After this decisive victory he accompanied the army in the advance to Madrid, and from thence to Valladolid and Burgos. He was present at part of the siege of Burgos, and soon after was appointed permanent assistant quartermaster-general with the rank of major. In the retreat from Burgos he rendered very important services through his knowledge of the country, which was considered of so much value that Sir H. Clinton asked for his return to the sixth division, but it was decided that he should remain at headquarters. Major Bainbrigge continued to hold the same position till the end of the war in 1814, and surveyed and sketched the country through which the army passed till it entered France. He was present at the battles of Vittoria and Pyrenees, at the last siege of San Sebastian, and at the battles of Nive and Toulouse. Rewards and distinctions were not lavishly bestowed in those days, and, as Major Bainbrigge had not been in action as the head of his department with a division, but under his seniors at headquarters, he did not receive the gold medal, and could not become a companion of the Bath. Through some strange omission he was not recommended for brevet rank, but on 21 Jan. 1817 this was rectified, when he was promoted to the brevet rank of lieutenant-colonel.

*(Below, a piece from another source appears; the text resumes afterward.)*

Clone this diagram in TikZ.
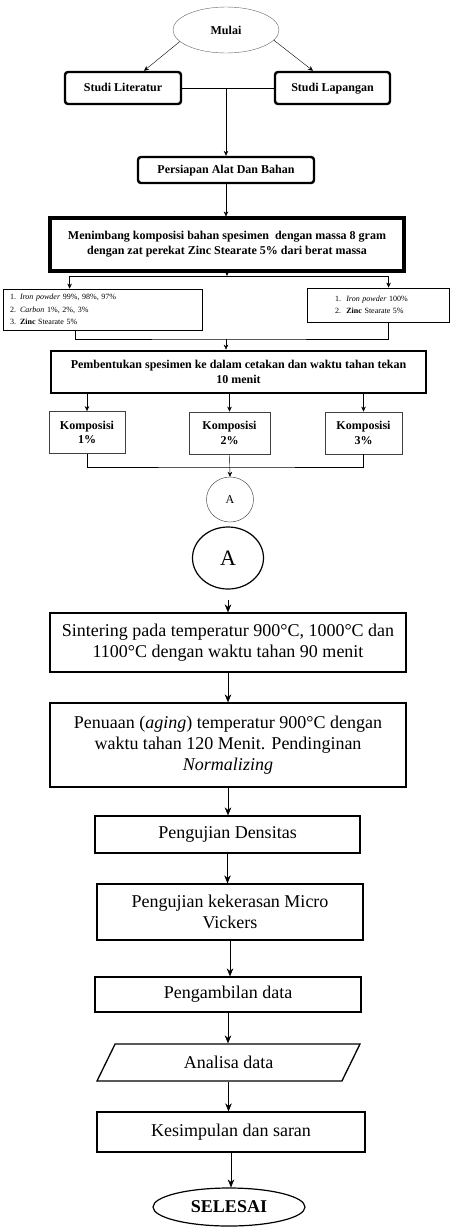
\documentclass[tikz,border=0pt]{standalone}
\usepackage{fontspec}
\setmainfont{Liberation Serif}
\usepackage{tikz}
\usetikzlibrary{arrows.meta,shapes.geometric}
\tikzset{
->, % makes the connectors directed
>={Stealth[length=5pt,width=4.5pt]}, % small filled heads
line width=0.8pt, % thin connectors
bigtip/.style={-{Stealth[length=8pt,width=6.5pt]}}, % heads in the lower half
terminal/.style={ellipse, draw=gray!80!black, inner sep=0pt}, % start / end
studibox/.style={rectangle, rounded corners=3pt, draw, line width=2.4pt, inner sep=0pt, text height=8.5pt, text depth=2.5pt, font=\bfseries\fontsize{12}{14}\selectfont},
heavybox/.style={rectangle, draw, line width=3.2pt, align=center, inner sep=0pt, font=\bfseries\fontsize{12}{15}\selectfont},
listbox/.style={rectangle, draw, line width=0.8pt, align=left, inner sep=0pt, font=\fontsize{8}{12.3}\selectfont},
kompbox/.style={rectangle, draw=black!75, line width=0.8pt, align=center, inner sep=0pt, minimum height=42pt, font=\bfseries\fontsize{12}{14.5}\selectfont},
process/.style={rectangle, draw, line width=1.3pt, align=center, inner sep=0pt, font=\fontsize{18}{21}\selectfont},
}

\begin{document}
\begin{tikzpicture}[x=1pt,y=-1pt]
		\useasboundingbox (0,0) rectangle (450,1227);
		% first page of the chart
		\node[terminal, minimum width=106pt, minimum height=46pt, font=\bfseries\fontsize{12}{14}\selectfont] (mulai) at (226,30) {Mulai};
		\node[studibox, minimum width=116pt, minimum height=32pt] (lit) at (123,88) {Studi Literatur};
		\node[studibox, minimum width=115pt, minimum height=32pt] (lap) at (332.5,88) {Studi Lapangan};
		\node[studibox, minimum width=176pt, minimum height=26pt] (alat) at (226,170) {Persiapan Alat Dan Bahan};
		\node[heavybox, minimum width=354pt, minimum height=53pt] (timbang) at (227,244.5) {Menimbang komposisi bahan spesimen \ dengan massa 8 gram\\dengan zat perekat Zinc Stearate 5\% dari berat massa};
		\node[listbox, text width=185pt, minimum width=199pt, minimum height=41pt] (list1) at (102.5,309.5) {1. \textit{Iron powder} 99\%, 98\%, 97\%\\2. \textit{Carbon} 1\%, 2\%, 3\%\\3. \textbf{Zinc} Stearate 5\%};
		\node[listbox, text width=86pt, minimum width=142pt, minimum height=34pt] (list2) at (378,305) {1.\ \ \textit{Iron powder} 100\%\\2.\ \ \textbf{Zinc} Stearate 5\%};
		\node[heavybox, line width=2.8pt, minimum width=375pt, minimum height=42pt] (bentuk) at (238.5,372) {Pembentukan spesimen ke dalam cetakan dan waktu tahan tekan\\10 menit};
		\node[kompbox, minimum width=76pt] (k1) at (87,432.5) {Komposisi\\1\%};
		\node[kompbox, minimum width=81pt] (k2) at (229.5,433) {Komposisi\\2\%};
		\node[kompbox, minimum width=77pt] (k3) at (363.5,433) {Komposisi\\3\%};
		\node[terminal, draw=black!80, minimum width=47pt, minimum height=45pt, font=\fontsize{12}{14}\selectfont] (conA) at (230,499.5) {A};
		% second page of the chart
		\node[terminal, draw=black, line width=1.2pt, minimum width=71pt, minimum height=62pt, font=\fontsize{22}{24}\selectfont] (conB) at (228,558) {A};
		\node[process, minimum width=356pt, minimum height=59pt] (sinter) at (228,642.5) {Sintering pada temperatur 900°C, 1000°C dan\\1100°C dengan waktu tahan 90 menit};
		\node[process, minimum width=356pt, minimum height=84pt] (tua) at (228,745) {Penuaan (\textit{aging}) temperatur 900°C dengan\\waktu tahan 120 Menit. Pendinginan\\\textit{Normalizing}};
		\node[process, minimum width=265pt, minimum height=37pt] (dens) at (227.5,834.5) {Pengujian Densitas};
		\node[process, minimum width=266pt, minimum height=56pt] (micro) at (230,912) {Pengujian kekerasan Micro\\Vickers};
		\node[process, minimum width=266pt, minimum height=35pt] (ambil) at (228,994.5) {Pengambilan data};
		\node[process, trapezium, trapezium left angle=35, trapezium right angle=145, trapezium stretches body, minimum width=263pt, minimum height=37pt] (analisa) at (228.5,1062.5) {Analisa data};
		\node[process, minimum width=268pt, minimum height=40pt] (simpul) at (231,1132) {Kesimpulan dan saran};
		\node[terminal, draw=black, line width=1.2pt, minimum width=152pt, minimum height=38pt, font=\bfseries\fontsize{18}{20}\selectfont] (selesai) at (229,1207) {SELESAI};

		\coordinate (split1) at (226,276);
		\coordinate (join1) at (226,339);
		\coordinate (join2) at (228,467);
		\coordinate (in1) at ([xshift=67pt]list1.north west);
		\coordinate (in2) at ([xshift=82pt]list2.north west);
		\coordinate (out1) at ([xshift=73pt]list1.south west);
		\coordinate (out2) at ([xshift=82pt]list2.south west);

		\draw (mulai.194) -- ([xshift=21pt]lit.north);
		\draw (mulai.348) -- ([xshift=-19.5pt]lap.north);
		\draw[-] (lit.east) -- (lap.west);
		\draw (lit.east -| alat.north) -- (alat.north);
		\draw (alat.south) -- (alat.south |- timbang.north);
		\draw (timbang.south) -- (timbang.south |- split1);
		\draw[-] (in1 |- split1) -- (in2 |- split1);
		\draw (in1 |- split1) -- (in1);
		\draw (in2 |- split1) -- (in2);
		\draw[-] (out1) |- (join1) -| (out2);
		\draw (join1) -- (join1 |- bentuk.north);
		\foreach \k in {k1,k2,k3}
			\draw (\k.north |- bentuk.south) -- (\k.north);
		\draw[-] (k1.south) |- (join2) -| (k3.south);
		\draw (k2.south) -- (conA.north);
		\draw[bigtip, shorten <=10pt] (conB.south) -- (sinter.north);
		\foreach \a/\b in {sinter/tua, tua/dens, dens/micro, micro/ambil, ambil/analisa, analisa/simpul, simpul/selesai}
			\draw[bigtip] (\a.south) -- (\a.south |- \b.north);
	\end{tikzpicture}
\end{document}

In 1815 he applied for employment abroad, and joined the British army in its advance to Paris. When he returned home after the peace, he continued to hold the appointment of permanent assistant quartermaster-general until 1841, when he was made deputy quartermaster-general in Dublin. Having attained the rank of major-general, 9 Nov. 1846, he was appointed by the Duke of Wellington to the command of the Belfast district. In 1852 the duke selected him to command the forces in the island of Ceylon. During his stay in Ceylon his unremitting exertions for the welfare of the troops under his command made him beloved and respected by all classes, and his departure, when promoted to the rank of lieutenant-general on 20 June 1854, was much regretted.

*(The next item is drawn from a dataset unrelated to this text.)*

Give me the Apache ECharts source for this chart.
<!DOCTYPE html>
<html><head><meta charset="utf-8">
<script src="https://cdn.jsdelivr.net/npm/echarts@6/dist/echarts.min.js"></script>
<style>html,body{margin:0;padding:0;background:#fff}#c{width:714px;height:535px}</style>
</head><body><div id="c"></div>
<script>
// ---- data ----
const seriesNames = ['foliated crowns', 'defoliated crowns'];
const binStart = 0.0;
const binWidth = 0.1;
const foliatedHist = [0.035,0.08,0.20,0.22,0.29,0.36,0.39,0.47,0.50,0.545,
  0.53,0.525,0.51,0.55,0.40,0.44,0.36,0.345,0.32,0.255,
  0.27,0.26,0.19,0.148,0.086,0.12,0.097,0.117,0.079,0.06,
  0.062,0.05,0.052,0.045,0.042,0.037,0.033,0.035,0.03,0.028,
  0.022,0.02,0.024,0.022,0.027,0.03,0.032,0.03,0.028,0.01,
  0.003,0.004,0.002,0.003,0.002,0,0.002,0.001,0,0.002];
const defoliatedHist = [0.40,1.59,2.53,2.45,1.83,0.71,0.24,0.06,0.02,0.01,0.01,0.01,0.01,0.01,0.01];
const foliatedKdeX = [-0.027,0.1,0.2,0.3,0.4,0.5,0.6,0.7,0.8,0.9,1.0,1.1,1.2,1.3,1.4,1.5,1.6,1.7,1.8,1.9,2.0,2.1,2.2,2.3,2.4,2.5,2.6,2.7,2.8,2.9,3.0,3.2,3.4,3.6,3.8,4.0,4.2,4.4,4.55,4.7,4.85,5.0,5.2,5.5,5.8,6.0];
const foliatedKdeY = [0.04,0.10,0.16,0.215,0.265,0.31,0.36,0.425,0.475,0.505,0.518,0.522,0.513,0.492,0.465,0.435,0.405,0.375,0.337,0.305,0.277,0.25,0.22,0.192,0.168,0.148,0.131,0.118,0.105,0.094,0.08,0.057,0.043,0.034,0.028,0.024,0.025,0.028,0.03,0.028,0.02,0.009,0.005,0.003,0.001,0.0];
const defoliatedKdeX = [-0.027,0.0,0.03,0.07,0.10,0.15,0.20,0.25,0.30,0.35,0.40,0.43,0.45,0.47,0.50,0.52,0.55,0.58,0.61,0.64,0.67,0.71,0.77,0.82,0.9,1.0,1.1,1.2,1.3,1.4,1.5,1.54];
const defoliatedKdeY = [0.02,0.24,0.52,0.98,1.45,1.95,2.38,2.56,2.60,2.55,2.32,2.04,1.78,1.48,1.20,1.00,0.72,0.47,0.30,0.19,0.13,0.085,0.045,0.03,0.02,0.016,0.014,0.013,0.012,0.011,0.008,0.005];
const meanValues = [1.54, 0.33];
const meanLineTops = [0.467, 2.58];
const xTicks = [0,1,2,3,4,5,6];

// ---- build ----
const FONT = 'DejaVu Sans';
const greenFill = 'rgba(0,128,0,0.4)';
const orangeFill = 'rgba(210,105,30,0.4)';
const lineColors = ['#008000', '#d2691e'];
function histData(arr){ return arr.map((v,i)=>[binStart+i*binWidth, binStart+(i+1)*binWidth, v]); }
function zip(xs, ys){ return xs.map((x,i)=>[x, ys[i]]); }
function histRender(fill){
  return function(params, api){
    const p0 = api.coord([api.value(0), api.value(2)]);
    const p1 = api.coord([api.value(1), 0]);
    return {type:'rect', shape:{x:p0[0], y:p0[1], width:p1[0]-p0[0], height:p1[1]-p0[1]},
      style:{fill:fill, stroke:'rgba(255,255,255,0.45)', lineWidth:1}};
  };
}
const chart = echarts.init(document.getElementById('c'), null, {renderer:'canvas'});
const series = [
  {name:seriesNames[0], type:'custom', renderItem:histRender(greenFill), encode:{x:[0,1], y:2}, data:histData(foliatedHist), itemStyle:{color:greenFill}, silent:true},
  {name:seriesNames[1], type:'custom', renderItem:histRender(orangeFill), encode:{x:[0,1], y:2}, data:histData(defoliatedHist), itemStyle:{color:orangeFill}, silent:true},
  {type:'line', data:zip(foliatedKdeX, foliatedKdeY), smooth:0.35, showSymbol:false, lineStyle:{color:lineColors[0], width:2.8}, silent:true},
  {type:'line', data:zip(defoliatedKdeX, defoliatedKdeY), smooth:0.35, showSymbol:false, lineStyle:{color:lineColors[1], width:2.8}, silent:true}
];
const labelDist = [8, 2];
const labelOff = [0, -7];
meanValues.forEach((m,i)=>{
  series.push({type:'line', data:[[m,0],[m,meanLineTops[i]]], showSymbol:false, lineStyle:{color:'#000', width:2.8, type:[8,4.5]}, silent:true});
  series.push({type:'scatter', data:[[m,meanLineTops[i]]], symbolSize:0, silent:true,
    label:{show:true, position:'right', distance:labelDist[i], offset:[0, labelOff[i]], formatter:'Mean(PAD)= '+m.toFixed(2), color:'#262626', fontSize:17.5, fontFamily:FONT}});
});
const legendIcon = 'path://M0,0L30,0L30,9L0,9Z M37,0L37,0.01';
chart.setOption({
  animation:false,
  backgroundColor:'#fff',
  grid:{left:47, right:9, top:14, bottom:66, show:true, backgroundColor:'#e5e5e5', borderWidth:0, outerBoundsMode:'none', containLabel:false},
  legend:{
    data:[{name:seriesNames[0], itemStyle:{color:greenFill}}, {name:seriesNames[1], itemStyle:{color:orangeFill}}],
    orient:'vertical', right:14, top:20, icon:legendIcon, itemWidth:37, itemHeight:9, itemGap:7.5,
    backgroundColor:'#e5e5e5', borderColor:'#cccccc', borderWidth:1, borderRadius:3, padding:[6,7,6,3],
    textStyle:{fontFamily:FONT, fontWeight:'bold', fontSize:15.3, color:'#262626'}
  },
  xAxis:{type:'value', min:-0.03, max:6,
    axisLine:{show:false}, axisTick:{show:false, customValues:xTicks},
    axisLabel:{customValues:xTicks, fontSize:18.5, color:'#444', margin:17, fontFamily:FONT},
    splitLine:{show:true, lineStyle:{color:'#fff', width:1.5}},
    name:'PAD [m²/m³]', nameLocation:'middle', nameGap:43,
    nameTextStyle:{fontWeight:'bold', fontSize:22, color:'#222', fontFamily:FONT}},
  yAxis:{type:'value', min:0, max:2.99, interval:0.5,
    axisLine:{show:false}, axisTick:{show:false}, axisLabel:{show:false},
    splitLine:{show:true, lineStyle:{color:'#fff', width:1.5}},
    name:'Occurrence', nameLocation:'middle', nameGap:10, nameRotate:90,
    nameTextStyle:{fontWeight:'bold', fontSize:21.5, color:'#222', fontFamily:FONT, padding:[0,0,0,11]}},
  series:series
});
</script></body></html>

In 1838 he was made a companion of the Bath, and subsequently received the 'grant for distinguished service.' On 31 March 1854 he was appointed colonel of the 26th (Cameronian) regiment. For his services in the Peninsula he received the war medal with seven clasps, and on 31 March 1854 he was created a knight commander of the Bath. He died at St. Margaret's, near Titchfield, Hants, on 20 Dec. 1862, at the age of 76.